Unveiling the Mid-term Review of Monetary Policy for fiscal year 2016/17 on Tuesday, NRB Governor Chiranjibi Nepal said that the central bank would allow BFIs to reduce their direct lending to the deprived sector from their credit to core-capital-cum-deposit (CCD) ratio. Similarly, BFIs can now subtract 50 percent of their subsidized agro loans from the CCD ratio requirement. 

According to Nar Bahadur Thapa, an executive director of the NRB, who also heads the Research Department, these relaxations amount to nearly Rs 127 billion which fund-starved BFIs can immediately extend as loans without counting it under the CCD ratio requirement.

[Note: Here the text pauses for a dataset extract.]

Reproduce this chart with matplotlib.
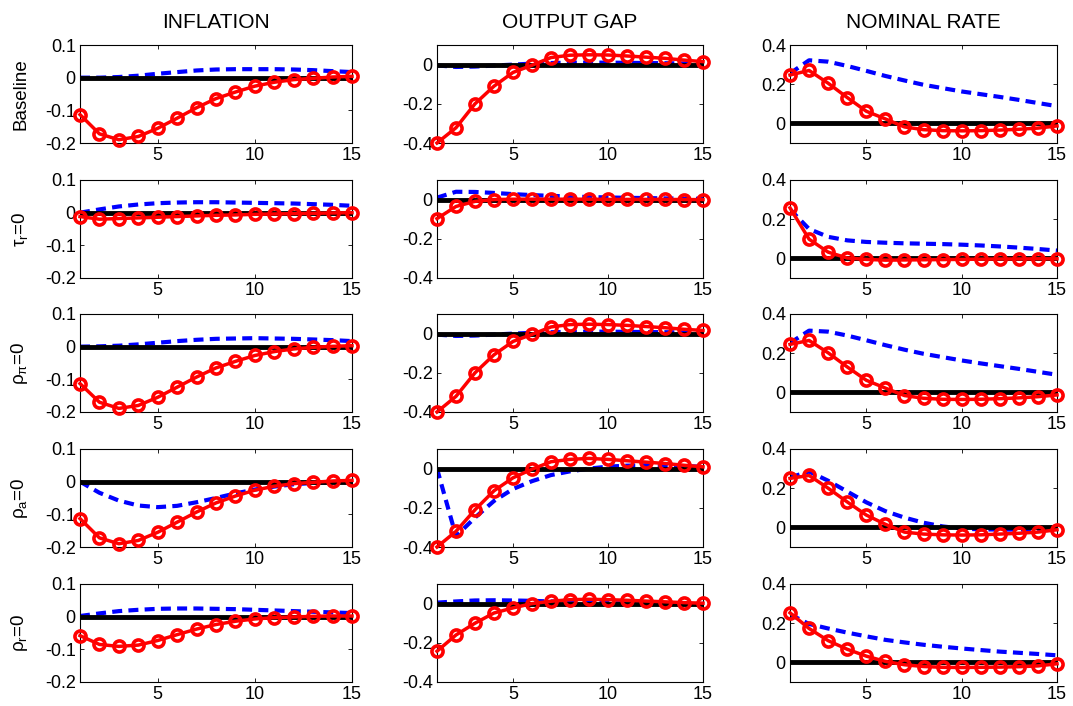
import matplotlib
matplotlib.use("Agg")
import matplotlib.pyplot as plt
import numpy as np

plt.rcParams['font.family'] = ['Liberation Sans', 'DejaVu Sans']
plt.rcParams['axes.unicode_minus'] = False
plt.rcParams['mathtext.default'] = 'regular'

# horizon
periods = list(range(1, 16))

col_titles = ['INFLATION', 'OUTPUT GAP', 'NOMINAL RATE']
row_labels = ['Baseline', r'$\tau_r$=0', r'$\rho_\pi$=0', r'$\rho_a$=0', r'$\rho_r$=0']

# ---- Baseline ----
base_infl_red = [-0.113, -0.172, -0.190, -0.180, -0.155, -0.124, -0.092, -0.064, -0.044, -0.026, -0.014, -0.006, -0.002, 0.002, 0.004]
base_infl_blue = [0.000, 0.000, 0.002, 0.006, 0.012, 0.017, 0.022, 0.025, 0.026, 0.026, 0.026, 0.025, 0.023, 0.020, 0.017]
base_gap_red = [-0.400, -0.322, -0.200, -0.110, -0.040, -0.003, 0.036, 0.048, 0.050, 0.049, 0.044, 0.038, 0.032, 0.023, 0.015]
base_gap_blue = [-0.004, -0.012, -0.010, -0.005, 0.000, 0.005, 0.008, 0.010, 0.010, 0.010, 0.009, 0.008, 0.007, 0.006, 0.005]
base_rate_red = [0.247, 0.270, 0.205, 0.132, 0.062, 0.023, -0.018, -0.032, -0.037, -0.038, -0.037, -0.034, -0.030, -0.024, -0.013]
base_rate_blue = [0.255, 0.322, 0.315, 0.293, 0.268, 0.242, 0.219, 0.197, 0.180, 0.163, 0.149, 0.135, 0.120, 0.104, 0.088]

# ---- tau_r = 0 ----
tau_infl_red = [-0.012, -0.020, -0.018, -0.016, -0.014, -0.012, -0.010, -0.008, -0.007, -0.005, -0.004, -0.003, -0.002, -0.001, 0.000]
tau_infl_blue = [0.000, 0.010, 0.019, 0.025, 0.029, 0.031, 0.032, 0.032, 0.031, 0.030, 0.029, 0.028, 0.026, 0.024, 0.021]
tau_gap_red = [-0.097, -0.035, -0.009, 0.000, 0.002, 0.002, 0.002, 0.002, 0.002, 0.001, 0.001, 0.001, 0.001, 0.000, 0.000]
tau_gap_blue = [0.010, 0.040, 0.039, 0.034, 0.028, 0.023, 0.019, 0.016, 0.013, 0.011, 0.009, 0.008, 0.006, 0.005, 0.004]
tau_rate_red = [0.258, 0.098, 0.032, 0.002, -0.005, -0.009, -0.008, -0.007, -0.006, -0.005, -0.004, -0.003, -0.003, -0.002, -0.002]
tau_rate_blue = [0.250, 0.150, 0.110, 0.092, 0.084, 0.080, 0.077, 0.075, 0.073, 0.070, 0.066, 0.061, 0.055, 0.048, 0.040]

# ---- rho_pi = 0 ----
rpi_infl_red = [-0.113, -0.170, -0.189, -0.180, -0.155, -0.124, -0.093, -0.065, -0.045, -0.027, -0.015, -0.007, -0.002, 0.001, 0.003]
rpi_infl_blue = [0.000, 0.001, 0.003, 0.007, 0.012, 0.017, 0.021, 0.024, 0.025, 0.026, 0.025, 0.024, 0.022, 0.020, 0.017]
rpi_gap_red = [-0.400, -0.320, -0.200, -0.108, -0.040, -0.004, 0.034, 0.046, 0.048, 0.046, 0.042, 0.036, 0.030, 0.022, 0.016]
rpi_gap_blue = [-0.005, -0.012, -0.010, -0.005, 0.000, 0.004, 0.007, 0.009, 0.010, 0.010, 0.009, 0.008, 0.007, 0.006, 0.005]
rpi_rate_red = [0.245, 0.265, 0.202, 0.130, 0.062, 0.022, -0.016, -0.030, -0.035, -0.036, -0.035, -0.032, -0.028, -0.022, -0.013]
rpi_rate_blue = [0.252, 0.315, 0.310, 0.290, 0.266, 0.241, 0.218, 0.197, 0.180, 0.163, 0.148, 0.134, 0.120, 0.105, 0.090]

# ---- rho_a = 0 ----
ra_infl_red = [-0.113, -0.172, -0.190, -0.180, -0.155, -0.124, -0.093, -0.065, -0.044, -0.026, -0.014, -0.006, -0.002, 0.002, 0.004]
ra_infl_blue = [0.000, -0.034, -0.058, -0.073, -0.078, -0.074, -0.063, -0.050, -0.036, -0.024, -0.015, -0.008, -0.004, -0.001, 0.001]
ra_gap_red = [-0.400, -0.320, -0.210, -0.113, -0.047, -0.003, 0.035, 0.047, 0.052, 0.047, 0.040, 0.033, 0.026, 0.017, 0.009]
ra_gap_blue = [0.000, -0.345, -0.250, -0.165, -0.104, -0.064, -0.033, -0.014, 0.000, 0.010, 0.015, 0.017, 0.015, 0.012, 0.010]
ra_rate_red = [0.250, 0.265, 0.200, 0.130, 0.063, 0.016, -0.024, -0.034, -0.038, -0.039, -0.038, -0.034, -0.030, -0.024, -0.012]
ra_rate_blue = [0.255, 0.285, 0.238, 0.183, 0.128, 0.083, 0.050, 0.024, 0.005, -0.006, -0.010, -0.011, -0.011, -0.010, -0.008]

# ---- rho_r = 0 ----
rr_infl_red = [-0.058, -0.085, -0.091, -0.087, -0.073, -0.055, -0.038, -0.024, -0.014, -0.007, -0.003, -0.001, 0.001, 0.002, 0.002]
rr_infl_blue = [0.002, 0.010, 0.017, 0.021, 0.024, 0.025, 0.025, 0.024, 0.023, 0.021, 0.019, 0.017, 0.015, 0.013, 0.011]
rr_gap_red = [-0.243, -0.160, -0.100, -0.048, -0.022, 0.000, 0.012, 0.020, 0.022, 0.020, 0.017, 0.013, 0.009, 0.005, 0.002]
rr_gap_blue = [0.005, 0.011, 0.016, 0.017, 0.016, 0.014, 0.011, 0.008, 0.005, 0.003, 0.001, 0.000, -0.001, -0.001, -0.002]
rr_rate_red = [0.253, 0.173, 0.111, 0.067, 0.032, 0.005, -0.012, -0.021, -0.025, -0.026, -0.025, -0.024, -0.022, -0.018, -0.007]
rr_rate_blue = [0.245, 0.196, 0.173, 0.152, 0.133, 0.115, 0.102, 0.090, 0.080, 0.071, 0.063, 0.055, 0.049, 0.043, 0.036]

red_series = [
    [base_infl_red, base_gap_red, base_rate_red],
    [tau_infl_red, tau_gap_red, tau_rate_red],
    [rpi_infl_red, rpi_gap_red, rpi_rate_red],
    [ra_infl_red, ra_gap_red, ra_rate_red],
    [rr_infl_red, rr_gap_red, rr_rate_red],
]
blue_series = [
    [base_infl_blue, base_gap_blue, base_rate_blue],
    [tau_infl_blue, tau_gap_blue, tau_rate_blue],
    [rpi_infl_blue, rpi_gap_blue, rpi_rate_blue],
    [ra_infl_blue, ra_gap_blue, ra_rate_blue],
    [rr_infl_blue, rr_gap_blue, rr_rate_blue],
]

# per-column axis settings
col_ylims = [(-0.2, 0.1), (-0.4, 0.1), (-0.1, 0.4)]
col_yticks = [[-0.2, -0.1, 0, 0.1], [-0.4, -0.2, 0], [0, 0.2, 0.4]]
col_yticklabels = [['-0.2', '-0.1', '0', '0.1'], ['-0.4', '-0.2', '0'], ['0', '0.2', '0.4']]
xticks = [5, 10, 15]

W, H = 1073, 706
fig = plt.figure(figsize=(W / 100, H / 100), dpi=100)

col_left = [80, 437, 790]
col_width = [272, 266, 267]
row_top = [45, 180, 314, 449, 584]
ax_h = 98

for r in range(5):
    for c in range(3):
        rect = [col_left[c] / W, 1 - (row_top[r] + ax_h) / H, col_width[c] / W, ax_h / H]
        ax = fig.add_axes(rect)
        ax.plot(periods, blue_series[r][c], color='blue', linestyle=(0, (2.4, 1.5)),
                linewidth=3, zorder=2)
        ax.plot([periods[0], periods[-1]], [0, 0], color='black', linewidth=3.5, zorder=3)
        ax.plot(periods, red_series[r][c], color='red', linewidth=2.5, marker='o',
                markersize=8, markerfacecolor='none', markeredgewidth=2.6, zorder=4,
                clip_on=False)
        ax.set_xlim(1, 15)
        ax.set_ylim(*col_ylims[c])
        ax.set_xticks(xticks)
        ax.set_xticklabels([str(t) for t in xticks])
        ax.set_yticks(col_yticks[c])
        ax.set_yticklabels(col_yticklabels[c])
        ax.tick_params(direction='in', length=3, width=0.6, top=True, right=True,
                       labelsize=13, pad=3)
        for sp in ax.spines.values():
            sp.set_linewidth(0.8)
        if r == 0:
            ax.set_title(col_titles[c], fontsize=15, pad=12)
        if c == 0:
            ax.set_ylabel(row_labels[r], fontsize=13.5)
            ax.yaxis.set_label_coords(-0.185, 0.5)

plt.savefig('out.png', dpi=100)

The mandatory 80 percent CCD ratio requirement means that if a bank's total deposits and core capital amounts to Rs 100, it can only lend up to Rs 80 and maintain Rs 6 as cash reserves and Rs 8 in government securities investment, among others. As many banks have seen the ratio either breaching the limit or close to the upper limit, their lending capacity has been hit.
Overdraft limit slashed
Similarly, the NRB has also brought down the maximum limit of personal overdraft loans to Rs 7.5 million from existing Rs 10 million. 

The central bank has given the BFIs until mid-July to bring down the limit to such ceiling on personal overdraft which has been already disbursed. 

According to central bank officials, the new regulation is aimed at restricting misuse of the loans under this heading. 

The personal overdraft loans allow a borrower to use loans on his/her own discretion. Most of the overdraft loans is said to be flowing toward stock market, real estate and other unproductive sectors.

Kishore Maharjan, vice president of Nepal Bankers' Association (NBA), however, says banks have already halted such lending in the wake of shortage of lendable funds. 

With this decision to slash the upper limit of personal overdraft, the central bank expects that BFIs will have more funds at their disposal to lend in productive sectors.
Banks barred from offering higher rate on call deposit 
The NRB has also announced that it would prohibit BFIs from offering interest rates on call deposit account higher than rates offered on saving deposit. 

“To make interest rates on call deposit transparent and realistic, bank and financial institutions would not be allowed to provide interest rates on call deposit accounts higher than on saving deposits,” Governor Nepal said. 

As of mid-December last year, the  share  of call deposits, saving     deposits     and     fixed     deposits remained  8.1  percent,  42.9  percent  and  31.8  percent  respectively. 

While BFIs have been reluctant to raise saving deposit rates higher than 5 percent, they have been offering up to 10 percent interest on call deposits that is also known as 'overnight deposits' where depositors receives interest on day-to-day basis and have flexibility to withdraw anytime. 

Institutional funds of insurance companies and cooperatives are the major sources of such demand deposits. Bankers have hailed the decision to enforce such restriction which they believe will reduce their cost of funds.